Researchers grow fibers of frozen water that are flexible and nearly defective-free

Anyone who's ever plucked an icicle off of the railing or roof line in the winter and tried to bend it knows that they are very fragile. Ice is typically stiff and brittle, but a new study by researchers from Zhejiang University in China outlined how researchers have created thin and pristine threads of ice that are bendy and elastic. To create the flexible ice, scientists on the project used a needle with electric voltage applied to it to attract water vapor within a cooled chamber.

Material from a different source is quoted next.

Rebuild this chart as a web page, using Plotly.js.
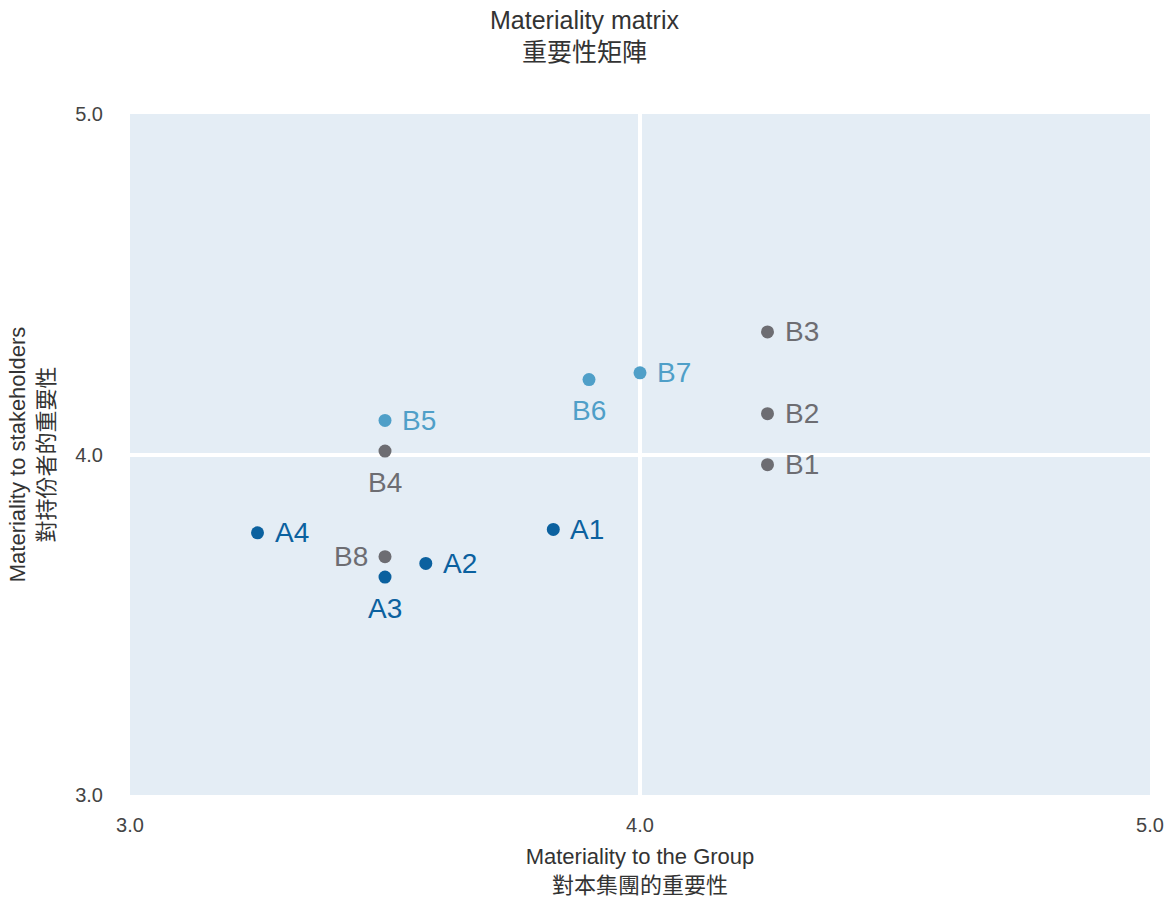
<!DOCTYPE html>
<html>
<head>
<meta charset="utf-8">
<script src="https://cdn.plot.ly/plotly-3.0.1.min.js"></script>
<style>html,body{margin:0;padding:0;background:#fff;}#chart{width:1169px;height:898px;}</style>
</head>
<body>
<div id="chart"></div>
<script>
// Group A (dark blue)
const aLabels = ["A1", "A2", "A3", "A4"];
const aGroup = [3.83, 3.58, 3.50, 3.25];
const aStake = [3.78, 3.68, 3.64, 3.77];
const aPos = ["right", "right", "bottom", "right"];

// Group B light blue
const bLightLabels = ["B5", "B6", "B7"];
const bLightGroup = [3.50, 3.90, 4.00];
const bLightStake = [4.10, 4.22, 4.24];
const bLightPos = ["right", "bottom", "right"];

// Group B grey
const bGreyLabels = ["B1", "B2", "B3", "B4", "B8"];
const bGreyGroup = [4.25, 4.25, 4.25, 3.50, 3.50];
const bGreyStake = [3.97, 4.12, 4.36, 4.01, 3.70];
const bGreyPos = ["right", "right", "right", "bottom", "left"];

const tickVals = [3, 4, 5];
const tickText = ["3.0", "4.0", "5.0"];

const FONT = "Liberation Sans, Arial, Noto Sans CJK TC, sans-serif";

const COLORS = {a: "#0b619f", light: "#4f9fc8", grey: "#6d6d72"};

function mk(x, y, labels, color) {
  return {
    type: "scatter", mode: "markers",
    x: x, y: y, text: labels,
    marker: {size: 13, color: color},
    hoverinfo: "text", cliponaxis: false, showlegend: false
  };
}

function labelAnns(x, y, labels, pos, color) {
  return labels.map((l, i) => {
    const a = {
      x: x[i], y: y[i], xref: "x", yref: "y", text: l, showarrow: false,
      font: {family: FONT, size: 28, color: color},
      xanchor: "center", yanchor: "middle"
    };
    if (pos[i] === "right") { a.xanchor = "left"; a.xshift = 15; }
    else if (pos[i] === "left") { a.xanchor = "right"; a.xshift = -15; }
    else if (pos[i] === "bottom") { a.yshift = -31; }
    return a;
  });
}

const traces = [
  mk(bGreyGroup, bGreyStake, bGreyLabels, COLORS.grey),
  mk(bLightGroup, bLightStake, bLightLabels, COLORS.light),
  mk(aGroup, aStake, aLabels, COLORS.a)
];

const annotations = []
  .concat(labelAnns(bGreyGroup, bGreyStake, bGreyLabels, bGreyPos, COLORS.grey))
  .concat(labelAnns(bLightGroup, bLightStake, bLightLabels, bLightPos, COLORS.light))
  .concat(labelAnns(aGroup, aStake, aLabels, aPos, COLORS.a));

const layout = {
  width: 1169, height: 898,
  margin: {l: 130, r: 19, t: 114, b: 103},
  paper_bgcolor: "#ffffff",
  plot_bgcolor: "#e4edf5",
  font: {family: FONT, color: "#444"},
  title: {
    text: "Materiality matrix<br>重要性矩陣",
    x: 0.5, xanchor: "center", y: 0.968, yanchor: "middle",
    font: {family: FONT, size: 25, color: "#333"}
  },
  annotations: annotations,
  xaxis: {
    range: [3, 5], tickvals: tickVals, ticktext: tickText,
    showgrid: true, gridcolor: "#ffffff", gridwidth: 4,
    zeroline: false, showline: false,
    ticks: "outside", ticklen: 12, tickcolor: "rgba(0,0,0,0)",
    tickfont: {family: FONT, size: 20, color: "#444"},
    title: {text: "Materiality to the Group<br>對本集團的重要性", standoff: 22,
            font: {family: FONT, size: 22, color: "#333"}}
  },
  yaxis: {
    range: [3, 5], tickvals: tickVals, ticktext: tickText,
    showgrid: true, gridcolor: "#ffffff", gridwidth: 4,
    zeroline: false, showline: false,
    ticks: "outside", ticklen: 22, tickcolor: "rgba(0,0,0,0)",
    tickfont: {family: FONT, size: 20, color: "#444"},
    title: {text: "Materiality to stakeholders<br>對持份者的重要性", standoff: 14,
            font: {family: FONT, size: 22, color: "#333"}}
  }
};

Plotly.newPlot("chart", traces, layout, {displayModeBar: false, staticPlot: true});
</script>
</body>
</html>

When the water vapor froze in the small chamber, thin strands of ice a few micrometers in diameter or less were created. The threads of ice were a fraction of the width of a typical human hair. Ice usually contains tiny cracks, pores, or misaligned sections of crystal. However, the special ice threads were near-perfect ice crystals featuring atypical properties.

When the ice threads were manipulated at temperatures of -70 degrees Celsius and -150 degrees Celsius, the ice could be curved into a partial circle with a radius of tens of micrometers. When the bending force was removed, the fiber of ice returned to its original shape.

Researchers note that bending the fibers compresses the ice on its inside edge, and measurements indicate the compression causes the ice to take on a different structure. That's not unexpected, as ice is known to change into various phases depending on pressure and temperature. Scientists say the discovery could help researchers study the properties of ice when squeezed using a new method.

Scientists note that thin ice strands form in snowflakes, but snowflakes don't consist of a single flawless ice crystal, unlike ice in their experiment. However, in small sections of the snowflakes, there could be single crystals suggesting that tiny parts of snowflakes could also be flexible.